[Figure scripts]

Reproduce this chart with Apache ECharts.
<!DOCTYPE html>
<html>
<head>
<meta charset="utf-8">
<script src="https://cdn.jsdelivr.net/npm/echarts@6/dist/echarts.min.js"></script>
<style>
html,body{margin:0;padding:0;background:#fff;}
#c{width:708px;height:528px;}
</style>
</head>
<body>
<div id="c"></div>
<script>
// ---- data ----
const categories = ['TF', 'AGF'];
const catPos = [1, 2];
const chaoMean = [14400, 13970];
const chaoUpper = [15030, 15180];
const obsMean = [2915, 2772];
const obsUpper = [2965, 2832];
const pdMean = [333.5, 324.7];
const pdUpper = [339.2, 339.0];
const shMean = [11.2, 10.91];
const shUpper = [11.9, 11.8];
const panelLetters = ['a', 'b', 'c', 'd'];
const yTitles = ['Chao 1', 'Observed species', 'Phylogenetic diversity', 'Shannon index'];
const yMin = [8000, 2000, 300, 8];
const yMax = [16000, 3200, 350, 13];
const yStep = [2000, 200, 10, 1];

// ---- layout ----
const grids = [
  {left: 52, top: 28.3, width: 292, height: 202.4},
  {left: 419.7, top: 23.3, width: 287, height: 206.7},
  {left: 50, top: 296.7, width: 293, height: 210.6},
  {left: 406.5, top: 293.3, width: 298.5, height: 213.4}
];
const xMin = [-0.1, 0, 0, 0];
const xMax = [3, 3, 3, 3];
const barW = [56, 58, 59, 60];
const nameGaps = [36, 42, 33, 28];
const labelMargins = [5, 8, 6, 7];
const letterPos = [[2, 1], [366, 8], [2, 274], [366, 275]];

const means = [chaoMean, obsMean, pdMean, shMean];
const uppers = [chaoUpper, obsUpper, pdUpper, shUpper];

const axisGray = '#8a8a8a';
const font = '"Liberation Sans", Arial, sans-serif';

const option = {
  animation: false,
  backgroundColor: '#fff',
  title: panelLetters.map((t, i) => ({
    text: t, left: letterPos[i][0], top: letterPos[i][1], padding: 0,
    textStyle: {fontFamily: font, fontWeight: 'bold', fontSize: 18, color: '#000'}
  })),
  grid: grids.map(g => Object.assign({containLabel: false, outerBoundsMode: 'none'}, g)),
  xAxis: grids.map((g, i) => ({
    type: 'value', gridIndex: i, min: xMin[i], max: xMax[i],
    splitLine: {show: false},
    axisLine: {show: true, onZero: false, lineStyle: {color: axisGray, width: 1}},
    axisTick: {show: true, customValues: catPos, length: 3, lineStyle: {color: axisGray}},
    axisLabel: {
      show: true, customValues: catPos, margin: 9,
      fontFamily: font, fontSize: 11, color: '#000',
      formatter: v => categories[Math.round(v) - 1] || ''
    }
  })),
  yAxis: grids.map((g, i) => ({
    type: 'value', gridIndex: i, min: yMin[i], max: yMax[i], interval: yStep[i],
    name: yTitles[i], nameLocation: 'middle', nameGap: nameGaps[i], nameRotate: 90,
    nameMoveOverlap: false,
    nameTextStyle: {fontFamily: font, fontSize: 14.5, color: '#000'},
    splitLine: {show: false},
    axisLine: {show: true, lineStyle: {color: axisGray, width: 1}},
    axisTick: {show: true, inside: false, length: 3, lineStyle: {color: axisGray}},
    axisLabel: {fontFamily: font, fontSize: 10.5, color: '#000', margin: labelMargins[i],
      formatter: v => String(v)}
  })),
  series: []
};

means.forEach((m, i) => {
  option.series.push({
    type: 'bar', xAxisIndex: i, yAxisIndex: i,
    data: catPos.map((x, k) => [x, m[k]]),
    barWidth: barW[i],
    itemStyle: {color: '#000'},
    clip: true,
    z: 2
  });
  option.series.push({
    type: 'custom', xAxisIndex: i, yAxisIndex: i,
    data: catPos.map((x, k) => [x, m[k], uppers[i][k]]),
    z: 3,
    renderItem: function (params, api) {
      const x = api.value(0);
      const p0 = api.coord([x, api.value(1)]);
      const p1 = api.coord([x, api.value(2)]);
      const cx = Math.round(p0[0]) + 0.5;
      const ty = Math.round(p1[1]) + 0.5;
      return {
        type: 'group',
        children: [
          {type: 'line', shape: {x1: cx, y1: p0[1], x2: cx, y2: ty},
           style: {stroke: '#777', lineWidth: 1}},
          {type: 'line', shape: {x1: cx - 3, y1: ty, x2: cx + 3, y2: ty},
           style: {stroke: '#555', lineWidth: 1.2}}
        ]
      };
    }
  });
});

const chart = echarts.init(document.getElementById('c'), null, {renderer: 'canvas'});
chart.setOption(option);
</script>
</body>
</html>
* * *
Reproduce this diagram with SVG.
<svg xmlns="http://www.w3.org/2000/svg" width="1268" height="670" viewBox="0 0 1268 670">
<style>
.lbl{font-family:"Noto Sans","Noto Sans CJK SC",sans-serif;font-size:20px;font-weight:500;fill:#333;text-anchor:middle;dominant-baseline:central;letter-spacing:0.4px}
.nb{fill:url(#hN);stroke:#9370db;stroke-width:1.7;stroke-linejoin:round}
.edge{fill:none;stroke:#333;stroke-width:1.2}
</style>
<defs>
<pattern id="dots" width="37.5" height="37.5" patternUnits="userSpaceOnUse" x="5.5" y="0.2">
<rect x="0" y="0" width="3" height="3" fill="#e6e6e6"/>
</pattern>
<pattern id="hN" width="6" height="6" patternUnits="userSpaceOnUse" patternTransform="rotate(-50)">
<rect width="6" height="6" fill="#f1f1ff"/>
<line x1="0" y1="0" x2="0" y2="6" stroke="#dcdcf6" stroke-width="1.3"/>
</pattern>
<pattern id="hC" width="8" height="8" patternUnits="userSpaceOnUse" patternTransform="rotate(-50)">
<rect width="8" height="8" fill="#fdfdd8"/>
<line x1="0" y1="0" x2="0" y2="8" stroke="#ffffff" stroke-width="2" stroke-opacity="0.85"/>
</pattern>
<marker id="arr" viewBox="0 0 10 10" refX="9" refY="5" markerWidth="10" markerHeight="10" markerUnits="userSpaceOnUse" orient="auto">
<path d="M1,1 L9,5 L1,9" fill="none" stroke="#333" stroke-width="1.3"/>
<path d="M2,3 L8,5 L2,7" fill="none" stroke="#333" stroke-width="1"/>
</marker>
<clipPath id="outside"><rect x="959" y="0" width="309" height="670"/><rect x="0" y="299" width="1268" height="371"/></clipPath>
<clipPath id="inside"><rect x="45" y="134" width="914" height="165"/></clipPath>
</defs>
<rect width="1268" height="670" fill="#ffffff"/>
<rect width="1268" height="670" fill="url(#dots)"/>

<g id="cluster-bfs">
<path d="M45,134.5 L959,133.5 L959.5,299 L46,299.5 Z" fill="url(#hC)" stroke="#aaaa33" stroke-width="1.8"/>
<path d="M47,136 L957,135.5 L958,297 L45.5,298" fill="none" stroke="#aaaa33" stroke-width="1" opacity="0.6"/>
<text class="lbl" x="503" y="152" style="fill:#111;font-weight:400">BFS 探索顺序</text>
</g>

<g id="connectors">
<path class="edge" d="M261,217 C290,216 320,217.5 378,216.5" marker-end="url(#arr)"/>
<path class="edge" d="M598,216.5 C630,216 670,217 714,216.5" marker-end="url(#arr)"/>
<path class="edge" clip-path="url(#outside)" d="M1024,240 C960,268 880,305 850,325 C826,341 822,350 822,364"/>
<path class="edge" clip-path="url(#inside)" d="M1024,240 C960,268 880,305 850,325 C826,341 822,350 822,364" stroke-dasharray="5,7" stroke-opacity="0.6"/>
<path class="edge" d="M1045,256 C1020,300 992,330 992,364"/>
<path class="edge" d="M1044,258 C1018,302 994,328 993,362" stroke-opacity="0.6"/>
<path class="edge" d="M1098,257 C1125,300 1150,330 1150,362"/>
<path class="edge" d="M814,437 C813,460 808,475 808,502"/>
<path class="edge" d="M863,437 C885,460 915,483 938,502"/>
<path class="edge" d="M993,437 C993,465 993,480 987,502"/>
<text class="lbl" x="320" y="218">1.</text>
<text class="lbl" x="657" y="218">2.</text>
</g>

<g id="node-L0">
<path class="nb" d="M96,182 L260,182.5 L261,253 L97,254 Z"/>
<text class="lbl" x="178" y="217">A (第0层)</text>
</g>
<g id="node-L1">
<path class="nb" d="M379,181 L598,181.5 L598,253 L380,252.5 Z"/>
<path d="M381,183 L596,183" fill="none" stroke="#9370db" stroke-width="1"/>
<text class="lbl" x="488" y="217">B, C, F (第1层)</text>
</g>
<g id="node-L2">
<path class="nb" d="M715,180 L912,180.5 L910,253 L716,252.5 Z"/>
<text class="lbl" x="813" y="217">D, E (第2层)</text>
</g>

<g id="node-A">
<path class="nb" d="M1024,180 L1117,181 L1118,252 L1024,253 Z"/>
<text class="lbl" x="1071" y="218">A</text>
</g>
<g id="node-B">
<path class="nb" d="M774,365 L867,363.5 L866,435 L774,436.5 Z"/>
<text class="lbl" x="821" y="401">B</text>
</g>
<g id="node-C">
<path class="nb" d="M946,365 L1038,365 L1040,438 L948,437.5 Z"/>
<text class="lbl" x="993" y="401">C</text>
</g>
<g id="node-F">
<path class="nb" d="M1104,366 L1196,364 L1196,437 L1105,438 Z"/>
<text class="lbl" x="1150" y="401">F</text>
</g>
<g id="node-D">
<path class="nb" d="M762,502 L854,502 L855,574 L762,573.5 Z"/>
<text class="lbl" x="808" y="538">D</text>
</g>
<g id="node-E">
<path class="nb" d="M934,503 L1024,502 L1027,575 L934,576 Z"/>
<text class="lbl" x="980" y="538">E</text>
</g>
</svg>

# Goal
In the listing above, locate the line containing "Reproduce this chart with Apache ECharts." and the line containing "const letterPos = [[2, 1], [366, 8], [2, 274], [366, 275]];". Extract those two lines and every line between them, exactly as written, and only those.

# Solution to this exercise
Reproduce this chart with Apache ECharts.
<!DOCTYPE html>
<html>
<head>
<meta charset="utf-8">
<script src="https://cdn.jsdelivr.net/npm/echarts@6/dist/echarts.min.js"></script>
<style>
html,body{margin:0;padding:0;background:#fff;}
#c{width:708px;height:528px;}
</style>
</head>
<body>
<div id="c"></div>
<script>
// ---- data ----
const categories = ['TF', 'AGF'];
const catPos = [1, 2];
const chaoMean = [14400, 13970];
const chaoUpper = [15030, 15180];
const obsMean = [2915, 2772];
const obsUpper = [2965, 2832];
const pdMean = [333.5, 324.7];
const pdUpper = [339.2, 339.0];
const shMean = [11.2, 10.91];
const shUpper = [11.9, 11.8];
const panelLetters = ['a', 'b', 'c', 'd'];
const yTitles = ['Chao 1', 'Observed species', 'Phylogenetic diversity', 'Shannon index'];
const yMin = [8000, 2000, 300, 8];
const yMax = [16000, 3200, 350, 13];
const yStep = [2000, 200, 10, 1];

// ---- layout ----
const grids = [
  {left: 52, top: 28.3, width: 292, height: 202.4},
  {left: 419.7, top: 23.3, width: 287, height: 206.7},
  {left: 50, top: 296.7, width: 293, height: 210.6},
  {left: 406.5, top: 293.3, width: 298.5, height: 213.4}
];
const xMin = [-0.1, 0, 0, 0];
const xMax = [3, 3, 3, 3];
const barW = [56, 58, 59, 60];
const nameGaps = [36, 42, 33, 28];
const labelMargins = [5, 8, 6, 7];
const letterPos = [[2, 1], [366, 8], [2, 274], [366, 275]];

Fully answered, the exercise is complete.